Kennedy has been in Congress since the 1960s. He is the most experienced champions of passing federal law to help the poor, which in turn has helped the federal government to expand it powers. The long debated No child Left Behind version of the Elementary and Secondary Education Act apparently never helped to close any gap between the poor and the other students. The rhetoric about underachieving urban poor, dropouts, and our kids uncompetitive underachieving compared to the rest of the world is the same old song and dance liberals and opportunists have repeatedly said needs fixing since the 1960s. What it actually means is give government’s public schools more money and more control over public education to the federal government.

This is nothing new. According to Schweizer,

The greatest liberal icon of the 20th Century is Franklin Delano Roosevelt. He is regarded by many on the left as the personification of charity and compassion, but FDR actually has a slim record when it comes to giving to charity.
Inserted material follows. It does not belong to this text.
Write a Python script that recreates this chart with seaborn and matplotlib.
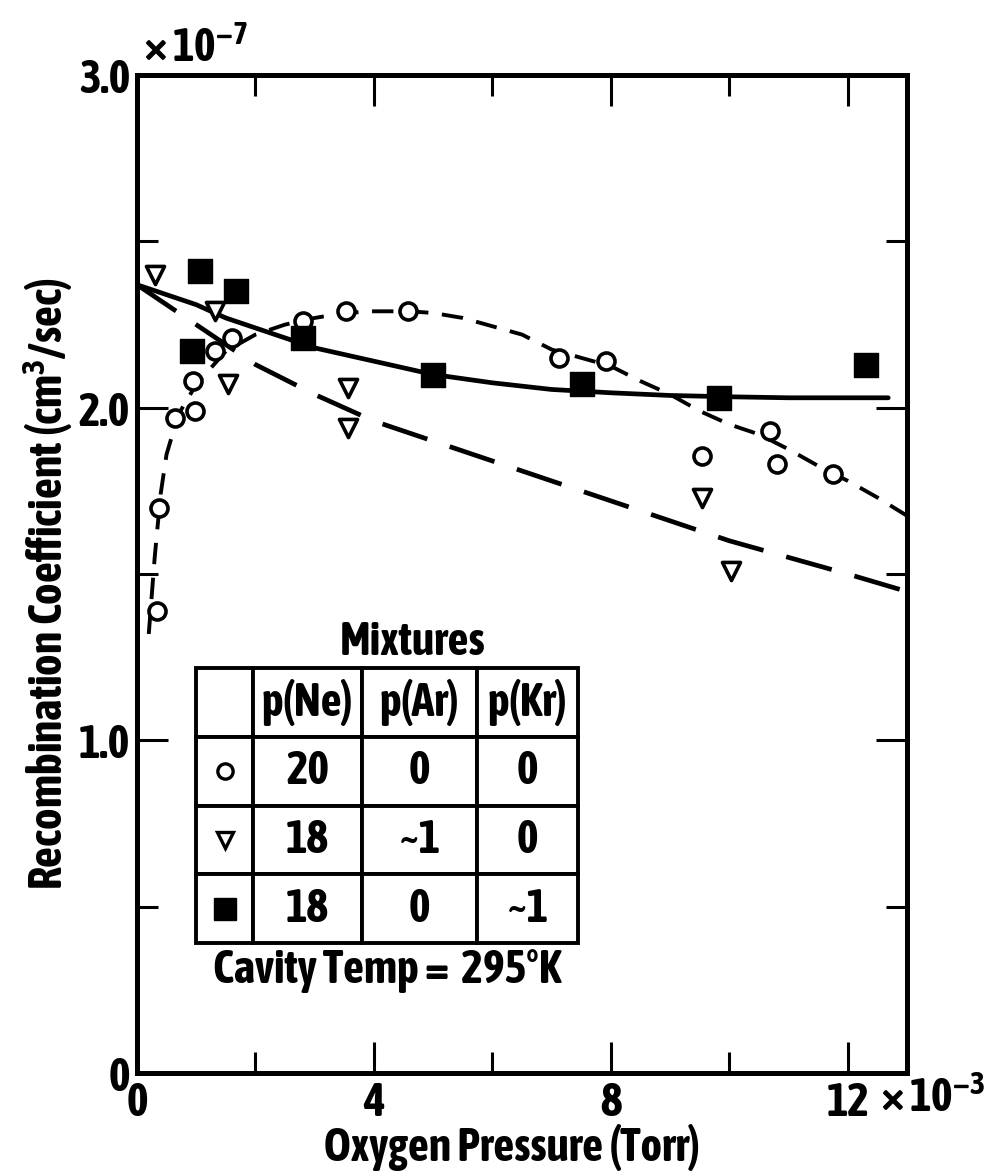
import matplotlib
matplotlib.use("Agg")
import matplotlib.pyplot as plt
import seaborn as sns

# pontos medidos (x em 1e-3 Torr, y em 1e-7 cm3/sec)
ne_x = [0.34, 0.37, 0.64, 0.98, 0.95, 1.32, 1.61, 2.81, 3.53, 4.58, 7.12, 7.92, 9.54, 10.68, 10.81, 11.75]
ne_y = [1.39, 1.70, 1.97, 1.99, 2.08, 2.17, 2.21, 2.26, 2.29, 2.29, 2.15, 2.14, 1.855, 1.93, 1.83, 1.80]

ar_x = [0.31, 1.32, 1.53, 3.56, 3.56, 9.54, 10.02]
ar_y = [2.40, 2.29, 2.07, 2.06, 1.94, 1.73, 1.51]

kr_x = [1.07, 1.68, 0.93, 2.81, 5.00, 7.51, 9.83, 12.31]
kr_y = [2.41, 2.35, 2.17, 2.21, 2.10, 2.07, 2.03, 2.13]

# curvas desenhadas a mao no original
ne_fit_x = [0.2, 0.3, 0.4, 0.5, 0.7, 1.0, 1.5, 2.0, 2.5, 3.0, 3.5, 4.0, 4.6, 5.0, 5.5, 6.0, 6.5,
            7.0, 7.5, 8.0, 8.5, 9.0, 9.5, 10.0, 10.5, 11.0, 11.5, 12.0, 12.5, 13.0]
ne_fit_y = [1.32, 1.55, 1.74, 1.86, 1.98, 2.07, 2.17, 2.22, 2.25, 2.27, 2.285, 2.29, 2.29, 2.285, 2.27,
            2.245, 2.22, 2.175, 2.15, 2.125, 2.08, 2.04, 1.99, 1.95, 1.92, 1.875, 1.825, 1.78, 1.73, 1.675]

ar_fit_x = [0, 1, 2, 3, 4, 5, 6, 7, 8, 9, 10, 11, 12, 12.95]
ar_fit_y = [2.37, 2.25, 2.13, 2.04, 1.96, 1.90, 1.84, 1.78, 1.72, 1.66, 1.60, 1.55, 1.50, 1.45]

kr_fit_x = [0, 0.5, 1, 1.5, 2, 2.5, 3, 3.5, 4, 4.5, 5, 6, 7, 8, 9, 10, 11, 12, 12.68]
kr_fit_y = [2.37, 2.34, 2.31, 2.27, 2.24, 2.21, 2.18, 2.16, 2.14, 2.12, 2.10, 2.075, 2.055, 2.045,
            2.037, 2.033, 2.03, 2.03, 2.03]

# tabela das misturas
col_labels = ["", "p(Ne)", "p(Ar)", "p(Kr)"]
tabela = [["", "20", "0", "0"],
          ["", "18", "~1", "0"],
          ["", "18", "0", "~1"]]

sns.set_style("ticks")
plt.rcParams["font.family"] = ["Asap Condensed", "DejaVu Sans"]
plt.rcParams["font.weight"] = "bold"
plt.rcParams["mathtext.fontset"] = "custom"
plt.rcParams["mathtext.rm"] = "Asap Condensed:bold"
plt.rcParams["mathtext.bf"] = "Asap Condensed:bold"
plt.rcParams["mathtext.it"] = "Asap Condensed:bold"
for k in ["text.color", "axes.labelcolor", "xtick.color", "ytick.color", "axes.edgecolor"]:
    plt.rcParams[k] = "black"

fig = plt.figure(figsize=(9.85, 11.74), dpi=100)
ax = fig.add_axes([0.139, 0.086, 0.782, 0.850])

fs = 33
lw = 3.4

sns.lineplot(x=ne_fit_x, y=ne_fit_y, ax=ax, color="black", lw=2.8, sort=False,
             estimator=None, linestyle=(0, (5.5, 3.5)))
sns.lineplot(x=ar_fit_x, y=ar_fit_y, ax=ax, color="black", lw=lw, sort=False,
             estimator=None, linestyle=(0, (10, 5)))
sns.lineplot(x=kr_fit_x, y=kr_fit_y, ax=ax, color="black", lw=lw, sort=False, estimator=None)

sns.scatterplot(x=ne_x, y=ne_y, ax=ax, marker="o", s=150, facecolor="white",
                edgecolor="black", linewidth=2.6, zorder=5)
sns.scatterplot(x=ar_x, y=ar_y, ax=ax, marker="v", s=170, facecolor="white",
                edgecolor="black", linewidth=2.6, zorder=5)
sns.scatterplot(x=kr_x, y=kr_y, ax=ax, marker="s", s=300, color="black",
                edgecolor="black", linewidth=1, zorder=5)

ax.set_xlim(0, 13)
ax.set_ylim(0, 3.0)
ax.set_xticks([0, 4, 8, 12])
ax.set_xticklabels(["0", "4", "8", "12"])
ax.set_xticks([2, 6, 10], minor=True)
ax.set_yticks([0, 1.0, 2.0, 3.0])
ax.set_yticklabels(["0", "1.0", "2.0", "3.0"])
ax.set_yticks([0.5, 1.5, 2.5], minor=True)
ax.tick_params(which="both", direction="in", top=True, right=True, width=2.2,
               labelsize=fs)
ax.tick_params(axis="x", pad=5)
ax.tick_params(axis="y", pad=5)
ax.tick_params(which="major", length=22)
ax.tick_params(which="minor", length=15)
for s in ax.spines.values():
    s.set_linewidth(3.6)

ax.set_xlabel("Oxygen Pressure (Torr)", fontsize=fs, fontweight="bold")
ax.set_ylabel("Recombination Coefficient (cm$^3$/sec)", fontsize=fs, fontweight="bold")
ax.xaxis.label.set_verticalalignment("center")
ax.yaxis.label.set_verticalalignment("center")
ax.xaxis.set_label_coords(0.487, -0.075)
ax.yaxis.set_label_coords(-0.116, 0.49)

fig.text(0.145, 0.947, r"$\times\,10^{-7}$", fontsize=fs, ha="left", va="baseline")
fig.text(0.893, 0.053, r"$\times\,10^{-3}$", fontsize=fs, ha="left", va="baseline")

# tabela dentro do grafico
tb = ax.table(cellText=tabela, colLabels=col_labels, cellLoc="center",
              colWidths=[0.149, 0.285, 0.301, 0.264], bbox=[0.077, 0.130, 0.496, 0.276])
tb.auto_set_font_size(False)
for (r, c), cel in tb.get_celld().items():
    cel.set_linewidth(2.8)
    cel.set_edgecolor("black")
    cel.set_facecolor("white")
    cel.get_text().set_fontsize(fs)
    cel.get_text().set_fontweight("bold")

ax.plot(0.114, 0.3025, marker="o", ms=11, mfc="white", mec="black", mew=2.4,
        transform=ax.transAxes, zorder=10, clip_on=False)
ax.plot(0.114, 0.2335, marker="v", ms=12, mfc="white", mec="black", mew=2.4,
        transform=ax.transAxes, zorder=10, clip_on=False)
ax.plot(0.114, 0.1645, marker="s", ms=16, color="black",
        transform=ax.transAxes, zorder=10, clip_on=False)

ax.text(0.358, 0.432, "Mixtures", transform=ax.transAxes, fontsize=fs,
        ha="center", va="center")
ax.text(0.325, 0.103, "Cavity Temp =  295°K", transform=ax.transAxes, fontsize=fs,
        ha="center", va="center")

fig.savefig("out.png", dpi=100)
Compared to liberals today, FDR was very generous. He actually gave 2-3% of his income compared to 0-1% given by the above-mentioned liberals.

The point is liberals are all talk. They don’t really care much about the poor. If they actually did, they not only would give generously to those in need but would also have changed the political economy making it difficult for poverty to exist. Of course, they would want to do that for several reasons: One, they don’t care about people they neither know nor want to know. Two, their power, prestige, and wealth is engendered at the expense of the poor. Three, actually changing the political economy would screw up the entire agenda of the Left.

Okay, liberals are no more generous are caring than many other Americans. So are we to believe the compassionate conservatives are any different? Schweizer’s answer is a resounding yes.

President Ronald Reagan … was often called heartless and callous by liberals. Unlike Roosevelt or JFK, Reagan was not a wealthy man when he became president. He had no family trust or investment portfolio to fall back on. And yet, according to his tax returns, Reagan donated … four times more to charity — both in terms of actual money and on a percentage basis — than Senator Ted Kennedy. And, he gave more to charities with less income than FDR did. In 1985, for example, he gave away 6 percent of his income.

George W. Bush and Dick Cheney have continued this Reagan record. During the early 1990s, George W. Bush regularly gave away more than 10 percent of his income. In 2005, Vice President Dick Cheney gave away 77 percent of his income to charity. He was actually criticized by some liberal bloggers for this, who claimed he was getting too much of a tax deduction.

I suspect many of the reviled Right give considerable amounts of money to all sorts of charitable organizations, and not just to their churches. Referring to a Hudson Institute article, Ron Paul said,

American citizens voluntarily contributed three times more to help people overseas than did the United States government. This should not surprise us at all, as Americans are generous to those in need, whether here or abroad. There are so many moral, religious, and human reasons to help our fellow men and women in need. It is only when government gets in the way and tries to crowd out private charity that problems arise. (emphasis added.)

There are good reasons why the US Constitution does not allow our government to send taxpayer money overseas as foreign aid. One of the best is that coerced “charity” is not charity at all, but rather it is theft. If someone picks your pocket and donates the money to a good cause it does not negate the original act of theft.

Besides sound research showing the 16th amendment to the Constitution was not legally ratified, our tax dollars should not be used to enlarge and empower the federal government at the expense of the poor or the rest of us. The federal government taking power not conferred upon them by the American people is not for our benefit. Robert Reich claims American major corporations are the real culprits impoverishing Americans. These economic leeches robbing Americans economic well-being make welfare programs necessary. In his book Liberal Fascism, Jonah Goldberg says the situation was planned by New Deal liberals.